Cornell researchers outline fungal biorefinery model to turn agricultural waste into protein

Cornell food science researchers have outlined a model for using fungal fermentation to convert agricultural and food waste into high-protein, nutrient-rich foods, arguing that fungi could play a central role in a future circular food system.

• A Cornell-led review published in Trends in Food Science & Technology examined fungal fermentation as a way to convert agricultural waste into high-protein foods.

• Researchers described an 'emerging circular fungal biorefinery' model that uses low-value byproducts as feedstock for fermentation.

• The team identified technological, economic, and consumer perception challenges that must be addressed to scale the approach.

Published on February 11 in Trends in Food Science & Technology, the review was led by Ke Wang, Assistant Research Professor of food science at Cornell AgriTech in the College of Agriculture & Life Sciences. The paper explores how low-value agricultural residues and food-processing byproducts could be upcycled through fungal fermentation.

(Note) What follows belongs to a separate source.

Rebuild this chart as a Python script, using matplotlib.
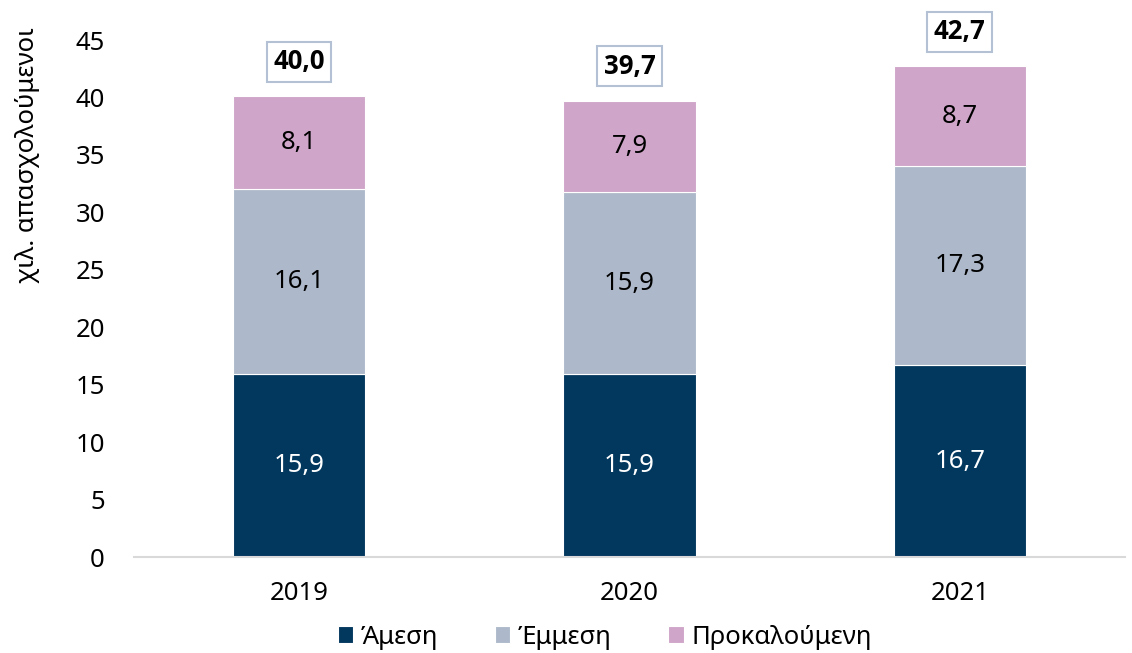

“The main driver of this type of research is identifying new and sustainable food sources,” Wang said. “We looked at all the possible perspectives and tried to understand the technologies and the research gaps.”

The researchers described what they termed an “emerging circular fungal biorefinery,” in which waste streams from agriculture, food processing, manufacturing and even households could serve as feedstock for precision fermentation systems.

Their aim was to identify value-added products that could be generated from these underutilized materials, said Krishna Kalyani Sahoo, first author and postdoctoral researcher on the project.

Their review concluded that fungal fermentation has the potential to upcycle low-value agricultural and food wastes into nutritious foods, but that success depends on integrating advanced processing technologies and improving yield, functionality, and product quality.

Fungi have long played a role in traditional foods such as tempeh, miso and cheese. Certain strains also underpin commercial products like Quorn, which has been on the market for decades. The review argues that the field is entering a new phase, in which fungi are treated not only as alternative protein sources but as biological systems capable of transforming waste into structured, functional foods.

Agricultural residues, fruit pomace, and mixed green waste are typically composted, discarded or underutilized. These materials contain carbohydrates and nutrients that could support fungal growth, provided they undergo appropriate pre-treatment such as mechanical, thermal or biological processing.

“Fungi are remarkably efficient at converting complex biomass into structured proteins,” Wang said. “And they are the most promising substitute for animal-based protein. Beyond their high protein content, they are rich in minerals and other bioactive compounds beneficial to human health.”

The concept aligns with broader efforts to build a circular bioeconomy, in which byproducts from one system become inputs for another. Rather than dedicating cropland solely to protein extraction, fungal systems could rely on existing waste streams that do not compete directly with human food supplies.

However, the researchers emphasized that large-scale production remains technically complex. Fungal fermentation is influenced by multiple interacting variables, including carbon-to-nitrogen ratios, temperature, aeration and bioreactor design. These factors significantly affect growth efficiency and product characteristics, and can contribute to high production costs.

The review noted that advanced approaches such as co-cultivation, where multiple microbial species are grown together, and genetic engineering could enhance productivity or enable fungi to produce specific amino acids or bioactive compounds.

Mycelium, the fibrous network that forms the structural body of fungi, offers a natural advantage for meat analog applications. Its filamentous structure resembles muscle fibers, potentially reducing the need for extensive processing to replicate meat texture.

Despite technical promise, consumer perception remains a barrier. Kalyani Sahoo noted that while younger consumers and “reducetarians” may respond positively to sustainability narratives, some people associate fungi with mold or spoilage. Food technology neophobia can also limit acceptance of novel production methods.

Addressing those perceptions will require careful communication and transparency, the researchers suggested.

If successfully implemented, the model could support distributed production systems that convert regional waste streams into locally manufactured, high-value protein products.